Proof Finitely Generated Abelian Group with no element of finite period (apart unit element), is free.

Question

I have been trying to work on a proof on why finitely generated abelian groups with no finite period element besides the identity are free (no element finite period), and I am about half way there but have recently stumbled across a particular statement (next paragraph).

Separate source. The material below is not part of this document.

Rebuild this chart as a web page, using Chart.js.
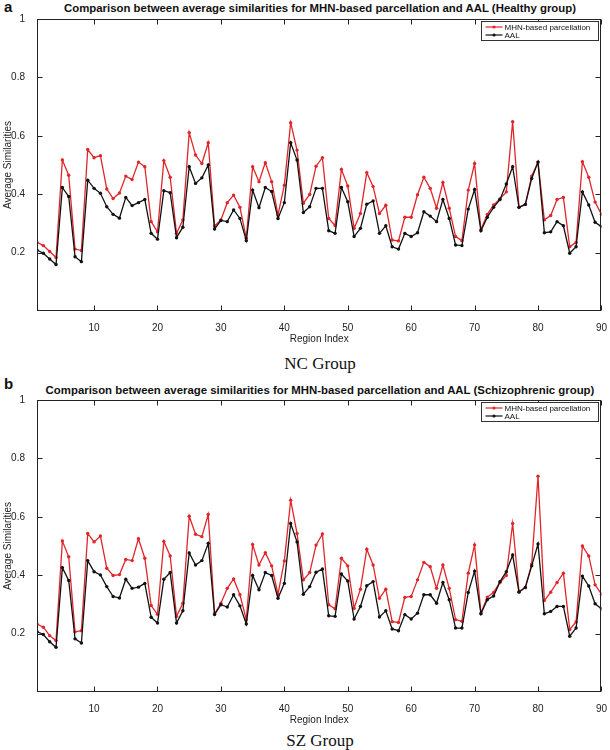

Let A be an abelian group with a finite number of generators, say {a1,...am}, and assume that A does not contain any element of finite period apart from the unit element. Assume A written additively. Let {a1,...ar} be a maximal subset linearly independent over Z (integers). Let B be the subgroup generated by a1,..,ar. How do I then show that there exists a positive integer d such that dx lies in B for all x in A.

From this point forward, I know how to then prove that A has a basis (I am just stuck on the paragraph above).

Any help on the above would be very appreciated.

Thank you

Answer 1

An idea: for any $\;1\le p\le m-r\;$ , we have that

$$\{a_1,...,a_r,a_{r+p}\}\;\;\text{is $\Bbb Z\,-$ linearly dependent , so there's}\;\; d_p\in\Bbb Z\;\;s.t.$$

$$d_pa_{r+p}\in\text{ Span}_{\Bbb Z}\{a_1,...,a_r\}$$

Define $\;d:=d_1\cdot\ldots\cdot d_p\;$ , so now for any

$$x=\sum_{k=1}^m m_ka_k\in A\;,\;\;m_k\in\Bbb Z\implies $$

$$dx=\overbrace{\sum_{k=1}^r dm_ka_k}^{\in B}+\underbrace{d_2\cdot\ldots\cdot d_p}_{=d/d_1}\cdot \overbrace{d_1a_{r+1}}^{\in B}\, m_{r+1}+\underbrace{d_1d_3\cdot\ldots\cdot d_p}_{=d/d_2}\,\cdot\overbrace{d_2a_{r+2}}^{\in B}m_{r+2}+\ldots\in B$$

Answer 2

By the definition of $B$ (it is a maximal linearly independent subset, where we might have reordered the $a_i$), for $i = 1, \dots, m$ there is a positive integer $d_i$ such that $d_i a_i \in B$. We can take $d_i = 1$ for $i \le r$, and then for $i > r$ such a $d_i$ exists, by maximality.

Let $d$ be the least common multiple of the $d_i$.